IFRS: Jurisdiction
The charm and risk in a principles based reporting architecture is that it simplifies reporting. It defines the fundamentals required for accurate, complete and transparent reporting and gives them an identity through interpretation. In simple terms, it acts as a charter, laying out what is protected and what is limited. Thereafter, it is up to a governing body to rule whether practice has adhered to the intent of that principle, or strayed from it.
If US adoption of IFRS is followed by leaving a multi-jurisdictional authority structure in place, where US, EU and Pan-Asian oversight decides how IFRS is applied, then we have the same game as today. Global earnings and balance sheets that are not comparable in material ways.
The alternative is creation of a multinational institution that acts with at least the standard of authority & competency the US SEC has established. To date, the SEC is the only world body with the seasoned and evolved experience with large market oversight, enforcement and staffing to accomplish the job. But it does so for the US, not the global conglomerate of economic powers that would adopt IFRS as their reporting charter.
Currently, the EU’s member nations principally rely on the audit firm as their gatekeeper, with no meaningful regulatory oversight beyond that.

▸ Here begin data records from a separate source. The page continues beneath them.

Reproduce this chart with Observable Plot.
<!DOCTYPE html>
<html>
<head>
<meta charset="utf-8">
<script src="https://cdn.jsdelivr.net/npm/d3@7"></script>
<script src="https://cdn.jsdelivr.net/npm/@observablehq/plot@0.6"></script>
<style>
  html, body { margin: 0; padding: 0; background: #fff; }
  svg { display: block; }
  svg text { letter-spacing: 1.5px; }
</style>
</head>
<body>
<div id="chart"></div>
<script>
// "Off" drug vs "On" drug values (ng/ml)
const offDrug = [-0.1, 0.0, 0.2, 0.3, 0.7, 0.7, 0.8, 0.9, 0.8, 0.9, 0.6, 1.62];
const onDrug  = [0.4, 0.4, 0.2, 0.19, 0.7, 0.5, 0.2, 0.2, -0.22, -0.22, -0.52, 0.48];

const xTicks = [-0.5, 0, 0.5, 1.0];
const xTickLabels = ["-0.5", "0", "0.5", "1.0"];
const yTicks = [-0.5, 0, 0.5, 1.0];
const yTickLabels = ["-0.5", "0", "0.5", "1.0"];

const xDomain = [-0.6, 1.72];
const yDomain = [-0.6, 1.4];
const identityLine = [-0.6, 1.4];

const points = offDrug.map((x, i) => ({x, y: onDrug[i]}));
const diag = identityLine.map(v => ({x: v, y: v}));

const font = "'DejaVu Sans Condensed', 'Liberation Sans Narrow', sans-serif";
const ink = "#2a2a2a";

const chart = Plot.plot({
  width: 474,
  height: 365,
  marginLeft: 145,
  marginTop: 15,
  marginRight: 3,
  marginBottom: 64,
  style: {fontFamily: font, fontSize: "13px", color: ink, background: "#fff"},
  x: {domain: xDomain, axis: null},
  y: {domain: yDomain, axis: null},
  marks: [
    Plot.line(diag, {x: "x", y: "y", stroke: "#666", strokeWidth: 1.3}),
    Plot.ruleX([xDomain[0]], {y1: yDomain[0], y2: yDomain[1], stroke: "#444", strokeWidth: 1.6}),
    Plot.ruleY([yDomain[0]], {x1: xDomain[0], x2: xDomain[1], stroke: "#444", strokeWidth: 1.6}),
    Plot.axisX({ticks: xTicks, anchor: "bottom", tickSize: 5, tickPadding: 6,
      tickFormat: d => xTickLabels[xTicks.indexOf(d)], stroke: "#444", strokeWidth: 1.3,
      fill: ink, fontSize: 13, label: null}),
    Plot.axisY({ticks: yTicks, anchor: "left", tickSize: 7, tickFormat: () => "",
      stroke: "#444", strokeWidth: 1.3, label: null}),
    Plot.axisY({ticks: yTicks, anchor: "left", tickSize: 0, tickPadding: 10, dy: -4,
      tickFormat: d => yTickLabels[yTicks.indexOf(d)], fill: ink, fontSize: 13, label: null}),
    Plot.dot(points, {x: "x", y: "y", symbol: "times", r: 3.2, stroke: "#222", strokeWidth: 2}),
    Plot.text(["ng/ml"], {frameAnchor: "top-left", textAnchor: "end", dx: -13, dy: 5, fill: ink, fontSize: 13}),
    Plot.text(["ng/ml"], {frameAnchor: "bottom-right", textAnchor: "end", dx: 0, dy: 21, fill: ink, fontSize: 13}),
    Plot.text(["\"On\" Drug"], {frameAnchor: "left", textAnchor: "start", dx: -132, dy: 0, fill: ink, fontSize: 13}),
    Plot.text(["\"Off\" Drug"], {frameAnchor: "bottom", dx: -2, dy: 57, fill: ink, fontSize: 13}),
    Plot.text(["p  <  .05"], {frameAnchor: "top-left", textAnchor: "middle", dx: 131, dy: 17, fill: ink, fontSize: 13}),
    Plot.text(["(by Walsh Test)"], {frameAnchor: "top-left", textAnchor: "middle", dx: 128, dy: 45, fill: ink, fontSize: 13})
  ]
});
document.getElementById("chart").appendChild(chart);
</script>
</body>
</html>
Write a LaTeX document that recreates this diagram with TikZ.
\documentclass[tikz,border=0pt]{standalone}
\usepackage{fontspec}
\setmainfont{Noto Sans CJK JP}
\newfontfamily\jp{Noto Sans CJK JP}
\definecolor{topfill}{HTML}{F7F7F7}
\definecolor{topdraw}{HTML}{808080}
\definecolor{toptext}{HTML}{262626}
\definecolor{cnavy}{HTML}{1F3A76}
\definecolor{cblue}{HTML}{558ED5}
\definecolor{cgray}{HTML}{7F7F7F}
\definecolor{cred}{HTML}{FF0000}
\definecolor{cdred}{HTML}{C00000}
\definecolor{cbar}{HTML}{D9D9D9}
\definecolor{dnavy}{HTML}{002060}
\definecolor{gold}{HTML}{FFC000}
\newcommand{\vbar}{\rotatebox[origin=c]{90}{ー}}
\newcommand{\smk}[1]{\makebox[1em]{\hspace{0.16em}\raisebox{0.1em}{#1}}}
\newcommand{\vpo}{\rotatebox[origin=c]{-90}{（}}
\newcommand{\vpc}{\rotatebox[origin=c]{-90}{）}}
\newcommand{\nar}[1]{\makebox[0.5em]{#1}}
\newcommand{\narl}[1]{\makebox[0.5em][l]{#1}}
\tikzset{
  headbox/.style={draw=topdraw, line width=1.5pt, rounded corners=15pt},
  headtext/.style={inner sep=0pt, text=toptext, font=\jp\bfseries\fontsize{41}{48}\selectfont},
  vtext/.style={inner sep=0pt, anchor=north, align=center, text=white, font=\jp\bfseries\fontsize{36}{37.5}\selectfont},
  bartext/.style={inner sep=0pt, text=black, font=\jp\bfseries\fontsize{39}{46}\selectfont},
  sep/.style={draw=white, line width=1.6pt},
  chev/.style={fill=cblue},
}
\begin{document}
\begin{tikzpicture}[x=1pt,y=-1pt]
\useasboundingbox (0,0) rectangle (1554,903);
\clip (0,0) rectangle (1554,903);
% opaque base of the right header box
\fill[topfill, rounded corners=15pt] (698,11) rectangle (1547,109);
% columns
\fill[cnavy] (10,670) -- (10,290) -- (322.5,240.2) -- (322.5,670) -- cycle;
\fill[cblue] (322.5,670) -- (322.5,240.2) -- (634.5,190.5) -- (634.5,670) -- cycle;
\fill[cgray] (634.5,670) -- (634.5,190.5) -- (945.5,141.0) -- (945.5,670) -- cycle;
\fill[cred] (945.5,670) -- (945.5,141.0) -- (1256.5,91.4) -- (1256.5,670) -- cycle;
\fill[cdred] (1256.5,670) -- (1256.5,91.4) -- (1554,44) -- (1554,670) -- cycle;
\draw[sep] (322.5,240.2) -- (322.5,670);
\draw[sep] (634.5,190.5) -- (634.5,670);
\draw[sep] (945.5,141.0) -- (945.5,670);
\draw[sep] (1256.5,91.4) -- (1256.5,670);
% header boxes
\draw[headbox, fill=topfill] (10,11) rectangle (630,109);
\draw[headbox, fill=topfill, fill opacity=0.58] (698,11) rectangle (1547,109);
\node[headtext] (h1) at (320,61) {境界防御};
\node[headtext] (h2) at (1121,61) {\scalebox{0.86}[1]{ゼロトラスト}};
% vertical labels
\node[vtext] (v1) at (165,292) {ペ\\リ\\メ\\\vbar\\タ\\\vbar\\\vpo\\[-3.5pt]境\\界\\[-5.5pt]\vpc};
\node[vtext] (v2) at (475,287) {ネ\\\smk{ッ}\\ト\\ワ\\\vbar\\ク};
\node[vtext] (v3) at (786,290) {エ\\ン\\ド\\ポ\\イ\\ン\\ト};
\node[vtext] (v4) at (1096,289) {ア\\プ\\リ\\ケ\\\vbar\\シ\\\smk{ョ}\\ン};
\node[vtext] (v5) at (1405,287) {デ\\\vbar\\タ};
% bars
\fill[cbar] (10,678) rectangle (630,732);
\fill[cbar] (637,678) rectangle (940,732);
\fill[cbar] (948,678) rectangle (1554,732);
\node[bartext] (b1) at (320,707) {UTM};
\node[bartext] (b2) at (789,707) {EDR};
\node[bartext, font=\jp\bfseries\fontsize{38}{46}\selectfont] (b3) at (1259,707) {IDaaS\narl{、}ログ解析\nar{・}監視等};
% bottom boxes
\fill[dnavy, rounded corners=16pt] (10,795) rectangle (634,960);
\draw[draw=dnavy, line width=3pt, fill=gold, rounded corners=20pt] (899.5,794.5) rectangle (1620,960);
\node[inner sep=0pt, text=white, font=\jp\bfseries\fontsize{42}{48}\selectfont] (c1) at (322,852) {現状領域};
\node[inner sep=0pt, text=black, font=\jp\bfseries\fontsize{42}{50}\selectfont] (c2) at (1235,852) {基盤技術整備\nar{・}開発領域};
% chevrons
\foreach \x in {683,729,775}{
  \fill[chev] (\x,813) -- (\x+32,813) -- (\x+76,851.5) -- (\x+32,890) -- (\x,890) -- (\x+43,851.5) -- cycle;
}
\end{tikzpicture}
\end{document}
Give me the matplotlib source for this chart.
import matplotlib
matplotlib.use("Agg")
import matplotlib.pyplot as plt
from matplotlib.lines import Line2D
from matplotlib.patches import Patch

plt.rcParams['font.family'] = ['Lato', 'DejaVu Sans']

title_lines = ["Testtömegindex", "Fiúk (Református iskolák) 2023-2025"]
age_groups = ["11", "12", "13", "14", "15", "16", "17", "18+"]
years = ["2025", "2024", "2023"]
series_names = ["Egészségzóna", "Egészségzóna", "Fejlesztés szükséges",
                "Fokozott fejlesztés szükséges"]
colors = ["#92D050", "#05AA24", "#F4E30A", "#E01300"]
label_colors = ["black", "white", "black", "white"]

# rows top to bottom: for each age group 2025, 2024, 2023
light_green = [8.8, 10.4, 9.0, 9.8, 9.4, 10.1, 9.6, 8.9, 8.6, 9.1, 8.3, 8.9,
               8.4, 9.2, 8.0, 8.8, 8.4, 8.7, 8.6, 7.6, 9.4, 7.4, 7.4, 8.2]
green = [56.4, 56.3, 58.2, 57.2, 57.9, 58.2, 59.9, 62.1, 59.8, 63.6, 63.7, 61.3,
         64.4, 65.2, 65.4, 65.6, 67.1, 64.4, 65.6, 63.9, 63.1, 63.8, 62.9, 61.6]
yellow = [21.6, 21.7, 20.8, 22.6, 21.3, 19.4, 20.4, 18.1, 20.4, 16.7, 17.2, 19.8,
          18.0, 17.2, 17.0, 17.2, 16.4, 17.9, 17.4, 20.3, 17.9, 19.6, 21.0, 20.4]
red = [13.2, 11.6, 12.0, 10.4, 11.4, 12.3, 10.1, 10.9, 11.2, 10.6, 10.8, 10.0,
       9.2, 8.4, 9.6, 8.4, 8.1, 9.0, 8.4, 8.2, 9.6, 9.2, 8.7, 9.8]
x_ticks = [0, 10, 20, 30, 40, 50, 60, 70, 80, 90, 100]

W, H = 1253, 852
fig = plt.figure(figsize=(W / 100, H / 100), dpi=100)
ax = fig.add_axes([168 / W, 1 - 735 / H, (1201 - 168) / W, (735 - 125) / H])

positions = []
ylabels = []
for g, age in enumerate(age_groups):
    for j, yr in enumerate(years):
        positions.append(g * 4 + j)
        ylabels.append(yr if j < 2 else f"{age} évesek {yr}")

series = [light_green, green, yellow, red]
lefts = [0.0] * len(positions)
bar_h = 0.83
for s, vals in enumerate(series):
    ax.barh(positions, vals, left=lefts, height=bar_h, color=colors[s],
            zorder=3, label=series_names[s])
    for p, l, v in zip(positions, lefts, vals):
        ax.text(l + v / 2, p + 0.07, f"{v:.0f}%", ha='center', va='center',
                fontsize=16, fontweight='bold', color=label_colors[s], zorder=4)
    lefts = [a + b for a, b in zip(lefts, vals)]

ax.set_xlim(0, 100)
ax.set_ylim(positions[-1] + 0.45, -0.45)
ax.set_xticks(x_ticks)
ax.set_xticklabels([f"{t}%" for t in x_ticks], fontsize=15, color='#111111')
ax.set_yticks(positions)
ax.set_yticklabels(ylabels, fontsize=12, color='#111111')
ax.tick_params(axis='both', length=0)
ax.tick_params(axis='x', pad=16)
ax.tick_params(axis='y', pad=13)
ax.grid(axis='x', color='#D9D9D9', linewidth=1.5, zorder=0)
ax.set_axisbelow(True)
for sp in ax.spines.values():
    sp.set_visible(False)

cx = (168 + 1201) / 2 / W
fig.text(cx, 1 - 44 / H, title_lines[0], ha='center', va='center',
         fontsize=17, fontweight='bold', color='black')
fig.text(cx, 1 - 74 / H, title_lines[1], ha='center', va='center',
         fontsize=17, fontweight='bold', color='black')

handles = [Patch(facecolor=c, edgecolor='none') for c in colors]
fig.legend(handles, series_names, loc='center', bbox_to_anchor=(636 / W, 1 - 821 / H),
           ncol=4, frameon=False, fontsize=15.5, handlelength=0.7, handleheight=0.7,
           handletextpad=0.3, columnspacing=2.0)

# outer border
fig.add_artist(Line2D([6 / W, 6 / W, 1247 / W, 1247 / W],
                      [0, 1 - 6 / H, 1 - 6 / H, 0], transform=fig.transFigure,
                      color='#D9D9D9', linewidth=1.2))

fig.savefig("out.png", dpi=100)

There are nation-specific securities market regulators but none with near the scope and staffing of the SEC. Adding Asia to the equation means several economically powerful nations & unions would have to agree on the governing purpose of a single institution, say, the protection of investors.
That alone will run into trouble with emerging economies interested in shaving a few points from protection and adding them to growth support. It doesn’t feel like an idea that has momentum or the kind of political support necessary to gain lift any time soon. Though I could see a US/EU alignment that eventually persuades the broader globe to sign on.